------ Information provided

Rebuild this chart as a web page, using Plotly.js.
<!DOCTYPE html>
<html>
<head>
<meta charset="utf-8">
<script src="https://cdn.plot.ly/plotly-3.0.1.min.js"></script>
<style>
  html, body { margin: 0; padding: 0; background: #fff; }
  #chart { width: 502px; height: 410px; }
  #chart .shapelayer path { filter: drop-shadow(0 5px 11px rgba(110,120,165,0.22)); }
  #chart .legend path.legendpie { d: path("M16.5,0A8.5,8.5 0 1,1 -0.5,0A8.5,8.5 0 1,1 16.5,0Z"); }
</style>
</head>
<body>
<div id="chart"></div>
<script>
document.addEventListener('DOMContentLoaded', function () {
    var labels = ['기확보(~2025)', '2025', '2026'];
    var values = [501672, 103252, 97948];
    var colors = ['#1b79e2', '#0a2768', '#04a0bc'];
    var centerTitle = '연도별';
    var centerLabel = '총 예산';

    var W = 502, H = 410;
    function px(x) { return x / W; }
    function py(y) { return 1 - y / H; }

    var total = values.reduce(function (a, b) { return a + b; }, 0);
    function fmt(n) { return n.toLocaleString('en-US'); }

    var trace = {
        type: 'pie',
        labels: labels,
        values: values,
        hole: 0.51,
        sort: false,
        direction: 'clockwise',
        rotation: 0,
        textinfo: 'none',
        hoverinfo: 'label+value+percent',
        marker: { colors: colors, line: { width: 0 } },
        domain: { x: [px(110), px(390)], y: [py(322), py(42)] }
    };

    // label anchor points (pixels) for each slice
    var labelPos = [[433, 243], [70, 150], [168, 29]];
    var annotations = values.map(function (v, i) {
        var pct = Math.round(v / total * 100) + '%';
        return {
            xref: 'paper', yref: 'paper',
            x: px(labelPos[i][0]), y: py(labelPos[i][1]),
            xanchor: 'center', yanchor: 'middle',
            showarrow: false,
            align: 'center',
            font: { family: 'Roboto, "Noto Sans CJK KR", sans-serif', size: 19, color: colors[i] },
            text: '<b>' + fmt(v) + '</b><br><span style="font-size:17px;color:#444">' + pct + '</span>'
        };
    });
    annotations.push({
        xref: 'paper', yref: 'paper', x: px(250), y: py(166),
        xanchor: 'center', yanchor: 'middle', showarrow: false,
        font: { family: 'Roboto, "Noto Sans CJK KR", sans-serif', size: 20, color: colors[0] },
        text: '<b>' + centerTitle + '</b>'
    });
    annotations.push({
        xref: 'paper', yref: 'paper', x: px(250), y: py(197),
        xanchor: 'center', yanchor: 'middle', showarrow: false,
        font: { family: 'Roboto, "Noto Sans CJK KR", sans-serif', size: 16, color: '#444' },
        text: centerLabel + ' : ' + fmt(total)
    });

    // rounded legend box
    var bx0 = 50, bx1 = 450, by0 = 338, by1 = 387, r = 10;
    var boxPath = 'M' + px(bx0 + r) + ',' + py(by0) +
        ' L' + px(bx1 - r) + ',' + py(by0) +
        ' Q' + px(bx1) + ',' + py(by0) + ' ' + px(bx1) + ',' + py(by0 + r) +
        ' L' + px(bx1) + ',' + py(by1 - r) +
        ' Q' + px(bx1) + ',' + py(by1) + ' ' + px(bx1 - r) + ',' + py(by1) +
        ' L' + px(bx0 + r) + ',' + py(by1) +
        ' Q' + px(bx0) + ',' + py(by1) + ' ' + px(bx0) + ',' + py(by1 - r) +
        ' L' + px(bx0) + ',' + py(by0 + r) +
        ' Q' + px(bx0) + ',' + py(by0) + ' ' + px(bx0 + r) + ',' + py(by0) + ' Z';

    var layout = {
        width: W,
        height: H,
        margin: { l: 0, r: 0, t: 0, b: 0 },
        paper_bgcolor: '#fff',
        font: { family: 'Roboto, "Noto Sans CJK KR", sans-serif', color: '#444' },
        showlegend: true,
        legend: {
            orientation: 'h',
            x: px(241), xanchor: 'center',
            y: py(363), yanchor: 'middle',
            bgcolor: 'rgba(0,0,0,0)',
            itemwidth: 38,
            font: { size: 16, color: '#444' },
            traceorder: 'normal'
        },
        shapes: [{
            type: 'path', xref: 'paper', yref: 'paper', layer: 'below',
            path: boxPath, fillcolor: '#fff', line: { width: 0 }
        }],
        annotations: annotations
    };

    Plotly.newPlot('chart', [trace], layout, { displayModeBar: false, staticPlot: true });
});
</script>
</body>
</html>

------------

● Directions
Word for word, restate all of the data shown above.

● Output of the exercise
Rebuild this chart as a web page, using Plotly.js.
<!DOCTYPE html>
<html>
<head>
<meta charset="utf-8">
<script src="https://cdn.plot.ly/plotly-3.0.1.min.js"></script>
<style>
  html, body { margin: 0; padding: 0; background: #fff; }
  #chart { width: 502px; height: 410px; }
  #chart .shapelayer path { filter: drop-shadow(0 5px 11px rgba(110,120,165,0.22)); }
  #chart .legend path.legendpie { d: path("M16.5,0A8.5,8.5 0 1,1 -0.5,0A8.5,8.5 0 1,1 16.5,0Z"); }
</style>
</head>
<body>
<div id="chart"></div>
<script>
document.addEventListener('DOMContentLoaded', function () {
    var labels = ['기확보(~2025)', '2025', '2026'];
    var values = [501672, 103252, 97948];
    var colors = ['#1b79e2', '#0a2768', '#04a0bc'];
    var centerTitle = '연도별';
    var centerLabel = '총 예산';

    var W = 502, H = 410;
    function px(x) { return x / W; }
    function py(y) { return 1 - y / H; }

    var total = values.reduce(function (a, b) { return a + b; }, 0);
    function fmt(n) { return n.toLocaleString('en-US'); }

    var trace = {
        type: 'pie',
        labels: labels,
        values: values,
        hole: 0.51,
        sort: false,
        direction: 'clockwise',
        rotation: 0,
        textinfo: 'none',
        hoverinfo: 'label+value+percent',
        marker: { colors: colors, line: { width: 0 } },
        domain: { x: [px(110), px(390)], y: [py(322), py(42)] }
    };

    // label anchor points (pixels) for each slice
    var labelPos = [[433, 243], [70, 150], [168, 29]];
    var annotations = values.map(function (v, i) {
        var pct = Math.round(v / total * 100) + '%';
        return {
            xref: 'paper', yref: 'paper',
            x: px(labelPos[i][0]), y: py(labelPos[i][1]),
            xanchor: 'center', yanchor: 'middle',
            showarrow: false,
            align: 'center',
            font: { family: 'Roboto, "Noto Sans CJK KR", sans-serif', size: 19, color: colors[i] },
            text: '<b>' + fmt(v) + '</b><br><span style="font-size:17px;color:#444">' + pct + '</span>'
        };
    });
    annotations.push({
        xref: 'paper', yref: 'paper', x: px(250), y: py(166),
        xanchor: 'center', yanchor: 'middle', showarrow: false,
        font: { family: 'Roboto, "Noto Sans CJK KR", sans-serif', size: 20, color: colors[0] },
        text: '<b>' + centerTitle + '</b>'
    });
    annotations.push({
        xref: 'paper', yref: 'paper', x: px(250), y: py(197),
        xanchor: 'center', yanchor: 'middle', showarrow: false,
        font: { family: 'Roboto, "Noto Sans CJK KR", sans-serif', size: 16, color: '#444' },
        text: centerLabel + ' : ' + fmt(total)
    });

    // rounded legend box
    var bx0 = 50, bx1 = 450, by0 = 338, by1 = 387, r = 10;
    var boxPath = 'M' + px(bx0 + r) + ',' + py(by0) +
        ' L' + px(bx1 - r) + ',' + py(by0) +
        ' Q' + px(bx1) + ',' + py(by0) + ' ' + px(bx1) + ',' + py(by0 + r) +
        ' L' + px(bx1) + ',' + py(by1 - r) +
        ' Q' + px(bx1) + ',' + py(by1) + ' ' + px(bx1 - r) + ',' + py(by1) +
        ' L' + px(bx0 + r) + ',' + py(by1) +
        ' Q' + px(bx0) + ',' + py(by1) + ' ' + px(bx0) + ',' + py(by1 - r) +
        ' L' + px(bx0) + ',' + py(by0 + r) +
        ' Q' + px(bx0) + ',' + py(by0) + ' ' + px(bx0 + r) + ',' + py(by0) + ' Z';

    var layout = {
        width: W,
        height: H,
        margin: { l: 0, r: 0, t: 0, b: 0 },
        paper_bgcolor: '#fff',
        font: { family: 'Roboto, "Noto Sans CJK KR", sans-serif', color: '#444' },
        showlegend: true,
        legend: {
            orientation: 'h',
            x: px(241), xanchor: 'center',
            y: py(363), yanchor: 'middle',
            bgcolor: 'rgba(0,0,0,0)',
            itemwidth: 38,
            font: { size: 16, color: '#444' },
            traceorder: 'normal'
        },
        shapes: [{
            type: 'path', xref: 'paper', yref: 'paper', layer: 'below',
            path: boxPath, fillcolor: '#fff', line: { width: 0 }
        }],
        annotations: annotations
    };

    Plotly.newPlot('chart', [trace], layout, { displayModeBar: false, staticPlot: true });
});
</script>
</body>
</html>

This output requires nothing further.